▸ TASK GOAL:
Quote the whole listing word for word. Do not include the pictures.

* * *

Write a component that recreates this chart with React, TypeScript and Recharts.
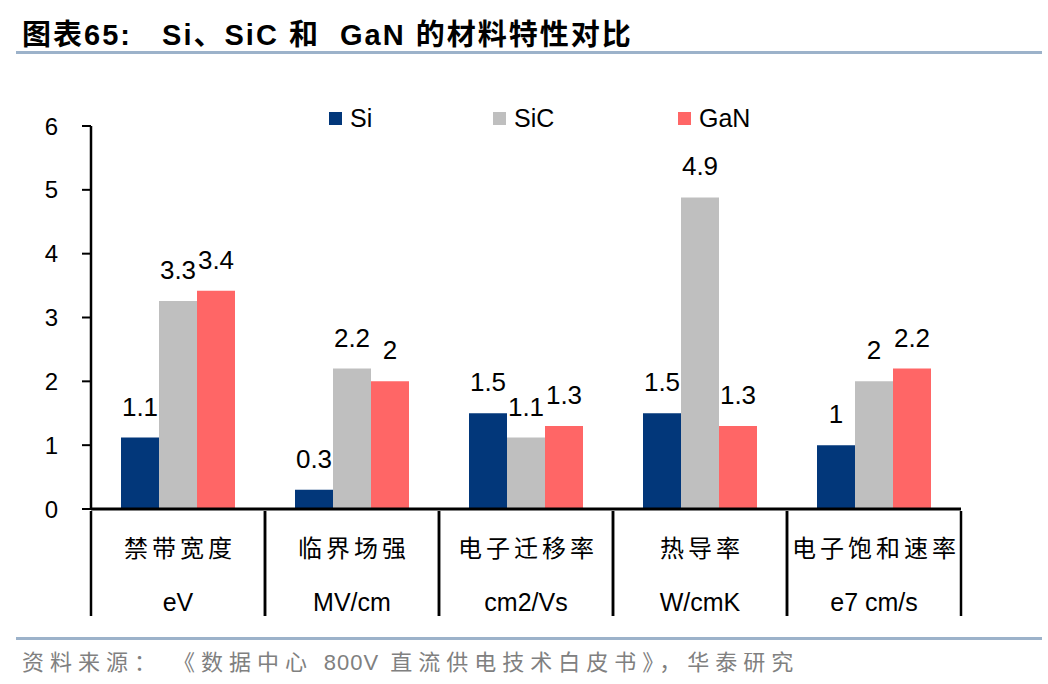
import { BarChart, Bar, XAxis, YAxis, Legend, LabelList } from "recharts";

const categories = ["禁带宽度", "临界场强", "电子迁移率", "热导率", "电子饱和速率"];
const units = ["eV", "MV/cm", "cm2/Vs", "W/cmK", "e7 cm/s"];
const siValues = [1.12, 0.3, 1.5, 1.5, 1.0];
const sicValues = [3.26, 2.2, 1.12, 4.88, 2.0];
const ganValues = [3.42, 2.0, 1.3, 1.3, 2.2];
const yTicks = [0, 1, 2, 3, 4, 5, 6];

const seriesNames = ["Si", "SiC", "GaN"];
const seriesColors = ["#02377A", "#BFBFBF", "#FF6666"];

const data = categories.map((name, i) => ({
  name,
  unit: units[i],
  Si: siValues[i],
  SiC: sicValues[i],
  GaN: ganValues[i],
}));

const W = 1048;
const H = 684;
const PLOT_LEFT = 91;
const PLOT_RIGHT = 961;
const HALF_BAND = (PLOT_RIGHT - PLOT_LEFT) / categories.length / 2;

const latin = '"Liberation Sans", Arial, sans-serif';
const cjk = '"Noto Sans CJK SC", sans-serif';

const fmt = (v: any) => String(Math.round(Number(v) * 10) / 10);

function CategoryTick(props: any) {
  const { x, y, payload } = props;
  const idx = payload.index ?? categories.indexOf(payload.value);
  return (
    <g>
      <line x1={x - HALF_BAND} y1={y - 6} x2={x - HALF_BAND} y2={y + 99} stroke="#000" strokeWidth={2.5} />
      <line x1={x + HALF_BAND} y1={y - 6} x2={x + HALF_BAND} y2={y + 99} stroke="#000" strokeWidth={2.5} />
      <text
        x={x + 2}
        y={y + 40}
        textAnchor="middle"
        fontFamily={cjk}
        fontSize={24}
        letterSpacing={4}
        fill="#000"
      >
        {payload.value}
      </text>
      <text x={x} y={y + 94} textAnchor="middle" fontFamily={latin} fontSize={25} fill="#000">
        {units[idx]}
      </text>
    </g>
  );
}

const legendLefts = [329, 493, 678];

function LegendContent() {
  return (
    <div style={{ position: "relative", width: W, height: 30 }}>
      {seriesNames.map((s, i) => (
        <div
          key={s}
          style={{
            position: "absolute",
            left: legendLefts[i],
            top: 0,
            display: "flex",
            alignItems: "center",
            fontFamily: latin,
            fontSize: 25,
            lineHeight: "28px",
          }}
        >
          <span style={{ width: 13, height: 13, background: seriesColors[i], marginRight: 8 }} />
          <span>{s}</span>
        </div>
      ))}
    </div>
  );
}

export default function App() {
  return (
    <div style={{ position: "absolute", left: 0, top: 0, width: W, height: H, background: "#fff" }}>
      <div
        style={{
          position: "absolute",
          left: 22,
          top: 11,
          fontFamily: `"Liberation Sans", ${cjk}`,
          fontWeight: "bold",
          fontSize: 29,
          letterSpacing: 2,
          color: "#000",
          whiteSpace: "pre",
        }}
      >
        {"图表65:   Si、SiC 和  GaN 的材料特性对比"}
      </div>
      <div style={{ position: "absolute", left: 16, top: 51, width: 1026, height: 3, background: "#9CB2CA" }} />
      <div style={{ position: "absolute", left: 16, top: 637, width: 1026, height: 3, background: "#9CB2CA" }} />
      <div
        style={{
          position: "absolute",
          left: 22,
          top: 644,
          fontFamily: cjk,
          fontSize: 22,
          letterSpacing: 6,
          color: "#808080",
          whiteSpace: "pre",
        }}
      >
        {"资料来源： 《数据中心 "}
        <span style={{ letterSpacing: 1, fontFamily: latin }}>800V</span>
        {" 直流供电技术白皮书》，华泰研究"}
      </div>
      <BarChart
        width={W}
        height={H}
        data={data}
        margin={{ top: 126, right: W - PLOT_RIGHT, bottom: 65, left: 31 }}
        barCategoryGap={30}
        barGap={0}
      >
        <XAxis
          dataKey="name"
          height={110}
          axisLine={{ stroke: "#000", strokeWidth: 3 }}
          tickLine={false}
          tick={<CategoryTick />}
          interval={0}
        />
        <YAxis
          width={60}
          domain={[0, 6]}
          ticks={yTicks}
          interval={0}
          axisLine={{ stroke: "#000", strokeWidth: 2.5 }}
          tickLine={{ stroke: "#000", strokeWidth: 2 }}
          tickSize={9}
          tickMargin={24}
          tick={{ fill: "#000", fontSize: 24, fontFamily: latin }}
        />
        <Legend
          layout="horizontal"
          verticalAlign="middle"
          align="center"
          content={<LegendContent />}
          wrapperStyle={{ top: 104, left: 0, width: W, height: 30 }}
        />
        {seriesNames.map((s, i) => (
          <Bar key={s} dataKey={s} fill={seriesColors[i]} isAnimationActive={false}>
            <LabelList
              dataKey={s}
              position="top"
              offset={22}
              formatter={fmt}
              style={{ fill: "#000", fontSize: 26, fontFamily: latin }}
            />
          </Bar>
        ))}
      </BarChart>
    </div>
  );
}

* * *

▸ RESPONSE BELOW:
Write a component that recreates this chart with React, TypeScript and Recharts.
import { BarChart, Bar, XAxis, YAxis, Legend, LabelList } from "recharts";

const categories = ["禁带宽度", "临界场强", "电子迁移率", "热导率", "电子饱和速率"];
const units = ["eV", "MV/cm", "cm2/Vs", "W/cmK", "e7 cm/s"];
const siValues = [1.12, 0.3, 1.5, 1.5, 1.0];
const sicValues = [3.26, 2.2, 1.12, 4.88, 2.0];
const ganValues = [3.42, 2.0, 1.3, 1.3, 2.2];
const yTicks = [0, 1, 2, 3, 4, 5, 6];

const seriesNames = ["Si", "SiC", "GaN"];
const seriesColors = ["#02377A", "#BFBFBF", "#FF6666"];

const data = categories.map((name, i) => ({
  name,
  unit: units[i],
  Si: siValues[i],
  SiC: sicValues[i],
  GaN: ganValues[i],
}));

const W = 1048;
const H = 684;
const PLOT_LEFT = 91;
const PLOT_RIGHT = 961;
const HALF_BAND = (PLOT_RIGHT - PLOT_LEFT) / categories.length / 2;

const latin = '"Liberation Sans", Arial, sans-serif';
const cjk = '"Noto Sans CJK SC", sans-serif';

const fmt = (v: any) => String(Math.round(Number(v) * 10) / 10);

function CategoryTick(props: any) {
  const { x, y, payload } = props;
  const idx = payload.index ?? categories.indexOf(payload.value);
  return (
    <g>
      <line x1={x - HALF_BAND} y1={y - 6} x2={x - HALF_BAND} y2={y + 99} stroke="#000" strokeWidth={2.5} />
      <line x1={x + HALF_BAND} y1={y - 6} x2={x + HALF_BAND} y2={y + 99} stroke="#000" strokeWidth={2.5} />
      <text
        x={x + 2}
        y={y + 40}
        textAnchor="middle"
        fontFamily={cjk}
        fontSize={24}
        letterSpacing={4}
        fill="#000"
      >
        {payload.value}
      </text>
      <text x={x} y={y + 94} textAnchor="middle" fontFamily={latin} fontSize={25} fill="#000">
        {units[idx]}
      </text>
    </g>
  );
}

const legendLefts = [329, 493, 678];

function LegendContent() {
  return (
    <div style={{ position: "relative", width: W, height: 30 }}>
      {seriesNames.map((s, i) => (
        <div
          key={s}
          style={{
            position: "absolute",
            left: legendLefts[i],
            top: 0,
            display: "flex",
            alignItems: "center",
            fontFamily: latin,
            fontSize: 25,
            lineHeight: "28px",
          }}
        >
          <span style={{ width: 13, height: 13, background: seriesColors[i], marginRight: 8 }} />
          <span>{s}</span>
        </div>
      ))}
    </div>
  );
}

export default function App() {
  return (
    <div style={{ position: "absolute", left: 0, top: 0, width: W, height: H, background: "#fff" }}>
      <div
        style={{
          position: "absolute",
          left: 22,
          top: 11,
          fontFamily: `"Liberation Sans", ${cjk}`,
          fontWeight: "bold",
          fontSize: 29,
          letterSpacing: 2,
          color: "#000",
          whiteSpace: "pre",
        }}
      >
        {"图表65:   Si、SiC 和  GaN 的材料特性对比"}
      </div>
      <div style={{ position: "absolute", left: 16, top: 51, width: 1026, height: 3, background: "#9CB2CA" }} />
      <div style={{ position: "absolute", left: 16, top: 637, width: 1026, height: 3, background: "#9CB2CA" }} />
      <div
        style={{
          position: "absolute",
          left: 22,
          top: 644,
          fontFamily: cjk,
          fontSize: 22,
          letterSpacing: 6,
          color: "#808080",
          whiteSpace: "pre",
        }}
      >
        {"资料来源： 《数据中心 "}
        <span style={{ letterSpacing: 1, fontFamily: latin }}>800V</span>
        {" 直流供电技术白皮书》，华泰研究"}
      </div>
      <BarChart
        width={W}
        height={H}
        data={data}
        margin={{ top: 126, right: W - PLOT_RIGHT, bottom: 65, left: 31 }}
        barCategoryGap={30}
        barGap={0}
      >
        <XAxis
          dataKey="name"
          height={110}
          axisLine={{ stroke: "#000", strokeWidth: 3 }}
          tickLine={false}
          tick={<CategoryTick />}
          interval={0}
        />
        <YAxis
          width={60}
          domain={[0, 6]}
          ticks={yTicks}
          interval={0}
          axisLine={{ stroke: "#000", strokeWidth: 2.5 }}
          tickLine={{ stroke: "#000", strokeWidth: 2 }}
          tickSize={9}
          tickMargin={24}
          tick={{ fill: "#000", fontSize: 24, fontFamily: latin }}
        />
        <Legend
          layout="horizontal"
          verticalAlign="middle"
          align="center"
          content={<LegendContent />}
          wrapperStyle={{ top: 104, left: 0, width: W, height: 30 }}
        />
        {seriesNames.map((s, i) => (
          <Bar key={s} dataKey={s} fill={seriesColors[i]} isAnimationActive={false}>
            <LabelList
              dataKey={s}
              position="top"
              offset={22}
              formatter={fmt}
              style={{ fill: "#000", fontSize: 26, fontFamily: latin }}
            />
          </Bar>
        ))}
      </BarChart>
    </div>
  );
}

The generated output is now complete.